**EXERCISE AIM:**
Reproduce the material word for word; the images stay out.

**MATERIAL PROVIDED:**

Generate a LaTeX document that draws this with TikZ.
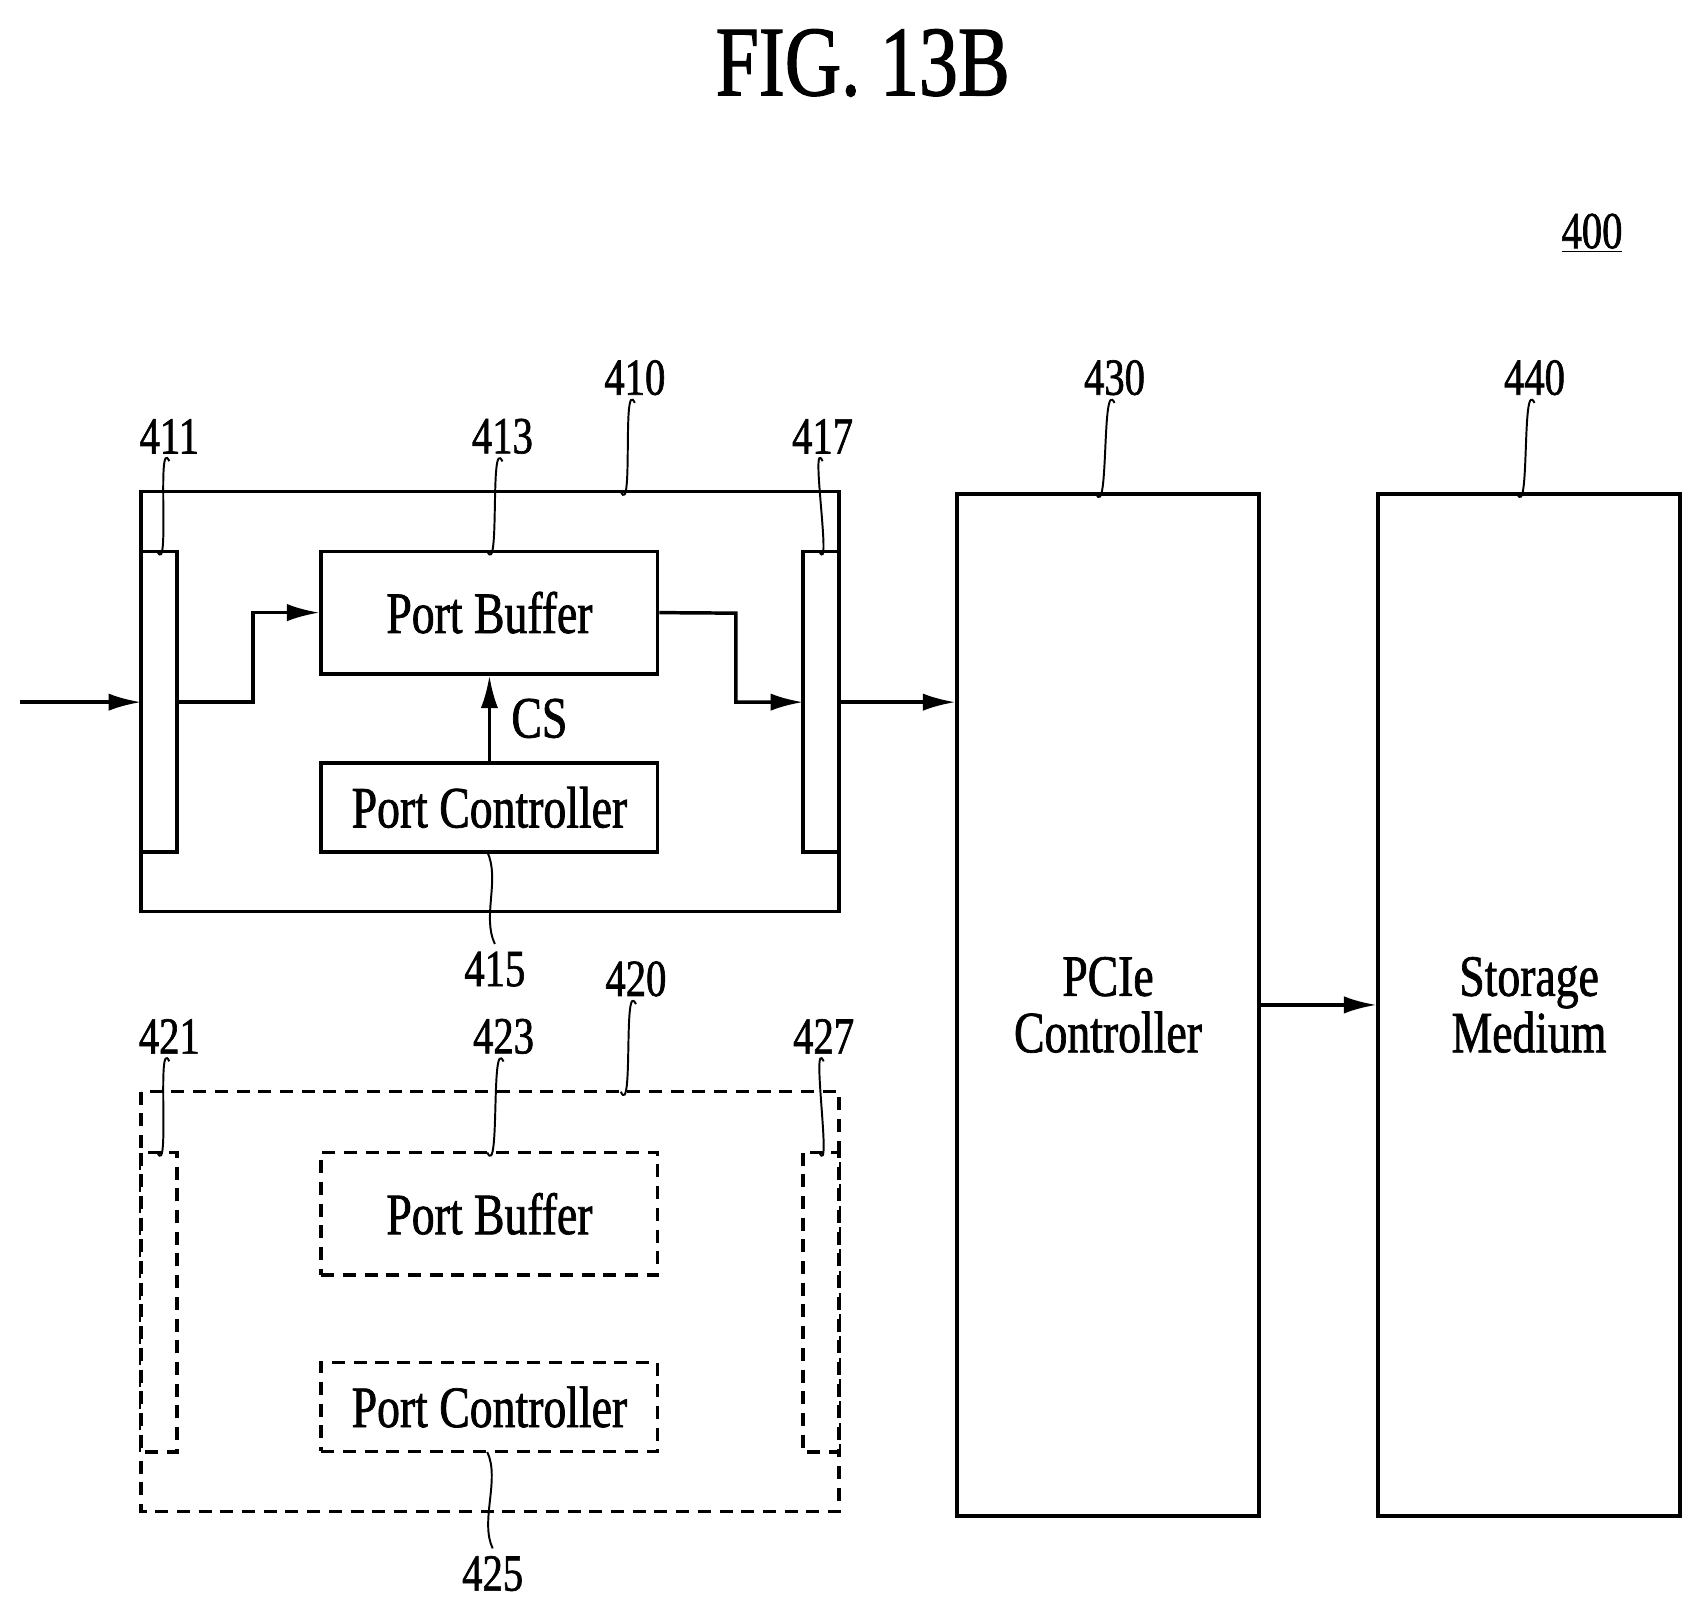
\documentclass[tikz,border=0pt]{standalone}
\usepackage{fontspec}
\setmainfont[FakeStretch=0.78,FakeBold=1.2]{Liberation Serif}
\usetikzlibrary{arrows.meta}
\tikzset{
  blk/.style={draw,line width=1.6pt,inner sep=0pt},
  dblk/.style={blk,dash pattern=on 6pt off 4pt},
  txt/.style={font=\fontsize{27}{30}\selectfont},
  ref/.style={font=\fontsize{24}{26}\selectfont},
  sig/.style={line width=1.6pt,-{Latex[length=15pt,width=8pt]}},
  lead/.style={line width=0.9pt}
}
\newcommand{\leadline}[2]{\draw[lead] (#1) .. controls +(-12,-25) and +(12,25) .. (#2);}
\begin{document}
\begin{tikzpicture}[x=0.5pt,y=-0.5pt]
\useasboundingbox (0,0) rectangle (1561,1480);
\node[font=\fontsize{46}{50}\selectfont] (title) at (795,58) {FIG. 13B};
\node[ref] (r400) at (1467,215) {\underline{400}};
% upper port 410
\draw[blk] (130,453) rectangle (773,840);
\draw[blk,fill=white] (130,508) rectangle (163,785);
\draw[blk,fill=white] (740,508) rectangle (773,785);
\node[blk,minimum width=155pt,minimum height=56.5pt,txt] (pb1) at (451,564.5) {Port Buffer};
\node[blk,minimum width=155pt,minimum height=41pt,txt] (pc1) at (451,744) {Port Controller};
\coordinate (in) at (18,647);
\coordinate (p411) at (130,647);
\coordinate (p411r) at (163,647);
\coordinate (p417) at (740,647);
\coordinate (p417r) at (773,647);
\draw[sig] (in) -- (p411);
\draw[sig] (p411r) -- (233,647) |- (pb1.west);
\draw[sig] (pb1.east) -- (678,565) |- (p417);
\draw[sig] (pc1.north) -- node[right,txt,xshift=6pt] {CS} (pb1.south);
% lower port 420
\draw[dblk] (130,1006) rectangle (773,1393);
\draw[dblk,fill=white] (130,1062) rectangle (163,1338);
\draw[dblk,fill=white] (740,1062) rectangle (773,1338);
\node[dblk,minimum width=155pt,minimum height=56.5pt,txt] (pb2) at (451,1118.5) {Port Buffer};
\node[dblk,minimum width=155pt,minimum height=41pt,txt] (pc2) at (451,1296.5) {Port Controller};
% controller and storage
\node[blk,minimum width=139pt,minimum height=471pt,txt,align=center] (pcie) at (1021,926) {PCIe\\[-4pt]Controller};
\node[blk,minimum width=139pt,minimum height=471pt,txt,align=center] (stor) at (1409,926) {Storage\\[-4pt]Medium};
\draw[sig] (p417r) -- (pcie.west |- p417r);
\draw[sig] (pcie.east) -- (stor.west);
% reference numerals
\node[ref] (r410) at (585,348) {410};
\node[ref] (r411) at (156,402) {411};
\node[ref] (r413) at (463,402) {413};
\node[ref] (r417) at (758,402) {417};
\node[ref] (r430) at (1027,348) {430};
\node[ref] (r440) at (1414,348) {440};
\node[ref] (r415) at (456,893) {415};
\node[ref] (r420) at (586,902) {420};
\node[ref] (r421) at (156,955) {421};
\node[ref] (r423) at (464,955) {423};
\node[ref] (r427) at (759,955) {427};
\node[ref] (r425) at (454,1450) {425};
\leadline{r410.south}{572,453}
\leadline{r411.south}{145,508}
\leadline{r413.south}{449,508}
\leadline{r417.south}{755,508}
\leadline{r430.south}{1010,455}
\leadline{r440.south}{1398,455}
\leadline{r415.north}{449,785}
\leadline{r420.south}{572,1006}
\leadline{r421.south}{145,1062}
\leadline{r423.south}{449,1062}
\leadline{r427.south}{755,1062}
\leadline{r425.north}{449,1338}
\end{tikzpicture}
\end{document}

**THE COMPLETED TASK:**
Generate a LaTeX document that draws this with TikZ.
\documentclass[tikz,border=0pt]{standalone}
\usepackage{fontspec}
\setmainfont[FakeStretch=0.78,FakeBold=1.2]{Liberation Serif}
\usetikzlibrary{arrows.meta}
\tikzset{
  blk/.style={draw,line width=1.6pt,inner sep=0pt},
  dblk/.style={blk,dash pattern=on 6pt off 4pt},
  txt/.style={font=\fontsize{27}{30}\selectfont},
  ref/.style={font=\fontsize{24}{26}\selectfont},
  sig/.style={line width=1.6pt,-{Latex[length=15pt,width=8pt]}},
  lead/.style={line width=0.9pt}
}
\newcommand{\leadline}[2]{\draw[lead] (#1) .. controls +(-12,-25) and +(12,25) .. (#2);}
\begin{document}
\begin{tikzpicture}[x=0.5pt,y=-0.5pt]
\useasboundingbox (0,0) rectangle (1561,1480);
\node[font=\fontsize{46}{50}\selectfont] (title) at (795,58) {FIG. 13B};
\node[ref] (r400) at (1467,215) {\underline{400}};
% upper port 410
\draw[blk] (130,453) rectangle (773,840);
\draw[blk,fill=white] (130,508) rectangle (163,785);
\draw[blk,fill=white] (740,508) rectangle (773,785);
\node[blk,minimum width=155pt,minimum height=56.5pt,txt] (pb1) at (451,564.5) {Port Buffer};
\node[blk,minimum width=155pt,minimum height=41pt,txt] (pc1) at (451,744) {Port Controller};
\coordinate (in) at (18,647);
\coordinate (p411) at (130,647);
\coordinate (p411r) at (163,647);
\coordinate (p417) at (740,647);
\coordinate (p417r) at (773,647);
\draw[sig] (in) -- (p411);
\draw[sig] (p411r) -- (233,647) |- (pb1.west);
\draw[sig] (pb1.east) -- (678,565) |- (p417);
\draw[sig] (pc1.north) -- node[right,txt,xshift=6pt] {CS} (pb1.south);
% lower port 420
\draw[dblk] (130,1006) rectangle (773,1393);
\draw[dblk,fill=white] (130,1062) rectangle (163,1338);
\draw[dblk,fill=white] (740,1062) rectangle (773,1338);
\node[dblk,minimum width=155pt,minimum height=56.5pt,txt] (pb2) at (451,1118.5) {Port Buffer};
\node[dblk,minimum width=155pt,minimum height=41pt,txt] (pc2) at (451,1296.5) {Port Controller};
% controller and storage
\node[blk,minimum width=139pt,minimum height=471pt,txt,align=center] (pcie) at (1021,926) {PCIe\\[-4pt]Controller};
\node[blk,minimum width=139pt,minimum height=471pt,txt,align=center] (stor) at (1409,926) {Storage\\[-4pt]Medium};
\draw[sig] (p417r) -- (pcie.west |- p417r);
\draw[sig] (pcie.east) -- (stor.west);
% reference numerals
\node[ref] (r410) at (585,348) {410};
\node[ref] (r411) at (156,402) {411};
\node[ref] (r413) at (463,402) {413};
\node[ref] (r417) at (758,402) {417};
\node[ref] (r430) at (1027,348) {430};
\node[ref] (r440) at (1414,348) {440};
\node[ref] (r415) at (456,893) {415};
\node[ref] (r420) at (586,902) {420};
\node[ref] (r421) at (156,955) {421};
\node[ref] (r423) at (464,955) {423};
\node[ref] (r427) at (759,955) {427};
\node[ref] (r425) at (454,1450) {425};
\leadline{r410.south}{572,453}
\leadline{r411.south}{145,508}
\leadline{r413.south}{449,508}
\leadline{r417.south}{755,508}
\leadline{r430.south}{1010,455}
\leadline{r440.south}{1398,455}
\leadline{r415.north}{449,785}
\leadline{r420.south}{572,1006}
\leadline{r421.south}{145,1062}
\leadline{r423.south}{449,1062}
\leadline{r427.south}{755,1062}
\leadline{r425.north}{449,1338}
\end{tikzpicture}
\end{document}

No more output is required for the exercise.